# COLLECTED MATERIAL:
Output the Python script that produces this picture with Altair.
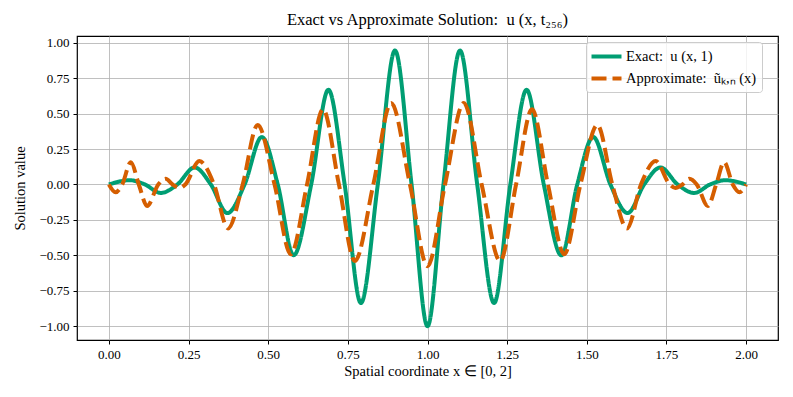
import altair as alt
import pandas as pd

# ---- data ----
exact_x = [0.000, 0.066, 0.113, 0.163, 0.215, 0.269, 0.320, 0.372, 0.426, 0.480,
           0.530, 0.580, 0.635, 0.689, 0.740, 0.791, 0.844, 0.898, 0.950, 1.000,
           1.050, 1.102, 1.156, 1.209, 1.260, 1.311, 1.365, 1.420, 1.470, 1.520,
           1.574, 1.628, 1.680, 1.731, 1.785, 1.837, 1.887, 1.934, 2.000]
exact_y = [0.000, 0.030, 0.000, -0.060, 0.000, 0.120, 0.000, -0.202, 0.000, 0.335,
           0.000, -0.500, 0.000, 0.668, 0.000, -0.837, 0.000, 0.945, 0.000, -1.000,
           0.000, 0.945, 0.000, -0.837, 0.000, 0.668, 0.000, -0.500, 0.000, 0.335,
           0.000, -0.202, 0.000, 0.120, 0.000, -0.060, 0.000, 0.030, 0.000]

approx_x = [0.000, 0.021, 0.042, 0.069, 0.094, 0.120, 0.155, 0.178, 0.200, 0.222,
            0.240, 0.284, 0.330, 0.374, 0.420, 0.467, 0.520, 0.571, 0.622, 0.672,
            0.722, 0.772, 0.830, 0.886, 0.945, 1.000, 1.055, 1.114, 1.170, 1.228,
            1.278, 1.328, 1.378, 1.429, 1.480, 1.533, 1.580, 1.626, 1.670, 1.716,
            1.760, 1.778, 1.800, 1.822, 1.845, 1.880, 1.906, 1.931, 1.958, 1.979,
            2.000]
approx_y = [0.000, -0.055, 0.000, 0.157, 0.000, -0.152, 0.000, 0.040, 0.000, -0.025,
            0.000, 0.165, 0.000, -0.310, 0.000, 0.420, 0.000, -0.492, 0.000, 0.530,
            0.000, -0.540, 0.000, 0.575, 0.000, -0.577, 0.000, 0.575, 0.000, -0.540,
            0.000, 0.530, 0.000, -0.492, 0.000, 0.420, 0.000, -0.310, 0.000, 0.165,
            0.000, -0.025, 0.000, 0.040, 0.000, -0.152, 0.000, 0.157, 0.000, -0.055,
            0.000]

series_names = ["Exact:\u2002u (x, 1)", "Approximate:\u2002ũₖ,ₙ (x)"]
series_colors = ["#009E73", "#D55E00"]
x_ticks = [0.0, 0.25, 0.5, 0.75, 1.0, 1.25, 1.5, 1.75, 2.0]
y_ticks = [-1.0, -0.75, -0.5, -0.25, 0.0, 0.25, 0.5, 0.75, 1.0]

df_exact = pd.DataFrame({"x": exact_x, "y": exact_y, "series": series_names[0]})
df_approx = pd.DataFrame({"x": approx_x, "y": approx_y, "series": series_names[1]})

FONT = "Liberation Serif"

xenc = alt.X("x:Q",
             scale=alt.Scale(domain=[-0.1, 2.1], nice=False, zero=False),
             axis=alt.Axis(values=x_ticks, format=".2f",
                           title="Spatial coordinate x ∈ [0, 2]"))
yenc = alt.Y("y:Q",
             scale=alt.Scale(domain=[-1.0975, 1.0475], nice=False, zero=False),
             axis=alt.Axis(values=y_ticks, format=".2f", title="Solution value"))
color = alt.Color("series:N",
                  scale=alt.Scale(domain=series_names, range=series_colors),
                  sort=series_names,
                  legend=alt.Legend(title=None, orient="none", legendX=509, legendY=6,
                                    symbolType="M-1.2,0L2.8,0", symbolSize=225,
                                    symbolStrokeWidth=4,
                                    labelFont=FONT, labelFontSize=14.5,
                                    labelColor="black", labelOffset=16,
                                    fillColor="rgba(255,255,255,0.8)",
                                    strokeColor="#cccccc", cornerRadius=3,
                                    padding=5, rowPadding=4))
dash = alt.StrokeDash("series:N",
                      scale=alt.Scale(domain=series_names, range=[[1, 0], [15, 6]]),
                      sort=series_names, legend=None)

line_exact = alt.Chart(df_exact).mark_line(strokeWidth=4, interpolate="monotone").encode(
    x=xenc, y=yenc, color=color, strokeDash=dash)
line_approx = alt.Chart(df_approx).mark_line(strokeWidth=4, interpolate="monotone").encode(
    x=xenc, y=yenc, color=color, strokeDash=dash)

chart = alt.layer(line_exact, line_approx).properties(
    width=701, height=304,
    title=alt.Title("Exact vs Approximate Solution:\u2002u (x, t₂₅₆)",
                    font=FONT, fontSize=16.5, fontWeight="normal", color="black",
                    offset=8),
    autosize=alt.AutoSizeParams(type="none"),
    padding={"left": 69, "top": 28, "right": 7, "bottom": 49},
).configure_view(stroke="black", strokeWidth=1.2).configure_axis(
    domain=False, tickColor="black", tickSize=4, tickWidth=1,
    labelFont=FONT, labelFontSize=13, labelColor="black", labelPadding=4,
    titleFont=FONT, titleFontSize=14.5, titleFontWeight="normal", titleColor="black",
    gridColor="#b0b0b0", gridWidth=0.8,
).configure_axisX(titlePadding=3).configure_axisY(titlePadding=11)

chart.save("out.html", embed_options={"renderer": "svg", "actions": False})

# SET TASK:
Exactly reproduce the run of lines from the start of the listing through the line with "0.000, -0.202, 0.000, 0.120, 0.000, -0.060, 0.000, 0.030, 0.000]", inclusive; pictures are not copied.

# RESULT OF THIS TASK:
Output the Python script that produces this picture with Altair.
import altair as alt
import pandas as pd

# ---- data ----
exact_x = [0.000, 0.066, 0.113, 0.163, 0.215, 0.269, 0.320, 0.372, 0.426, 0.480,
           0.530, 0.580, 0.635, 0.689, 0.740, 0.791, 0.844, 0.898, 0.950, 1.000,
           1.050, 1.102, 1.156, 1.209, 1.260, 1.311, 1.365, 1.420, 1.470, 1.520,
           1.574, 1.628, 1.680, 1.731, 1.785, 1.837, 1.887, 1.934, 2.000]
exact_y = [0.000, 0.030, 0.000, -0.060, 0.000, 0.120, 0.000, -0.202, 0.000, 0.335,
           0.000, -0.500, 0.000, 0.668, 0.000, -0.837, 0.000, 0.945, 0.000, -1.000,
           0.000, 0.945, 0.000, -0.837, 0.000, 0.668, 0.000, -0.500, 0.000, 0.335,
           0.000, -0.202, 0.000, 0.120, 0.000, -0.060, 0.000, 0.030, 0.000]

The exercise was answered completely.